A new drug created at the University of Minnesota may hold the answer to defeating pancreatic cancer, according to results published today in the prestigious journal Science Translational Medicine.

The study is based on successful outcomes in a mouse model - results researchers expect to carry over to human patients when the drug potentially begins human trials in 2013.

The drug, Minnelide, is a type of injectable chemotherapy designed to target tumor cells. The drug works by inhibiting a heat shock protein, HSP 70, which has been proven to aid the growth of tumor cells. By stopping HSP 70 from working, Minnelide disperses the cells integral to the tumor's growth and the cancer disintegrates. The drug is based on patented technology designed in the lab of Ashok Saluja, Ph.D., professor and vice chair of research in the University of Minnesota Medical School's Department of Surgery. Selwyn Vickers, M.D., chairman of the Department of Surgery, Gunda Georg, Ph.D., director of the Institute for Therapeutics Discovery and Development in the College of Pharmacy, and Bruce Blazar, M.D., director of the Center for Translational Medicine, also partnered on this project.
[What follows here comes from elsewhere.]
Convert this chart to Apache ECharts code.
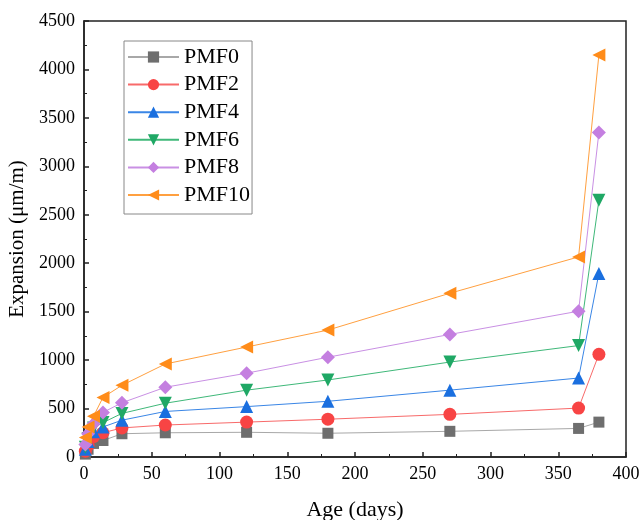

Pancreatic cancer is the most lethal of all cancers. This year alone, more than 44,000 Americans will be diagnosed with the disease and the median survival time following a pancreatic cancer diagnosis is just six months.

"A diagnosis of pancreatic cancer is incredibly grim. There is no good way to treat or cure this particular type of cancer," said Saluja, who holds the Eugene C. and Gail V. Sit Chair in Pancreatic and Gastrointestinal Cancer Research, "and the best options currently available offer just six weeks of added survival. It is far from tackling the real problem which is that pancreatic cancer tumor cells make survival proteins, rendering them increasingly difficult to defeat." In 2007, Saluja and his collaborators discovered pancreatic cancer cells have too much HSP 70, which protects cells from dying. Because of this excess protein, pancreatic cancer cells are difficult to target with drugs, meaning the logical next step in fighting the cancer was to determine how to inhibit HSP 70 in these tumor cells.

Saluja found that triptolide, a compound derived from plants in China, worked to halt the development of HSP 70 in tumor cells, but because triptolide is not water soluble, it was still difficult to administer to patients. The Saluja lab, in collaboration with the Department of Medicinal Chemistry, worked to make triptolide water soluble. They named their drug Minnelide as a nod to the compound from which it was derived, triptolide, and its discovery location, the University of Minnesota.

The University of Minnesota holds the patent on the modifying factors that create Minnelide from triptolide. It has been licensed to Minneamrita Therapeutics LLC for production.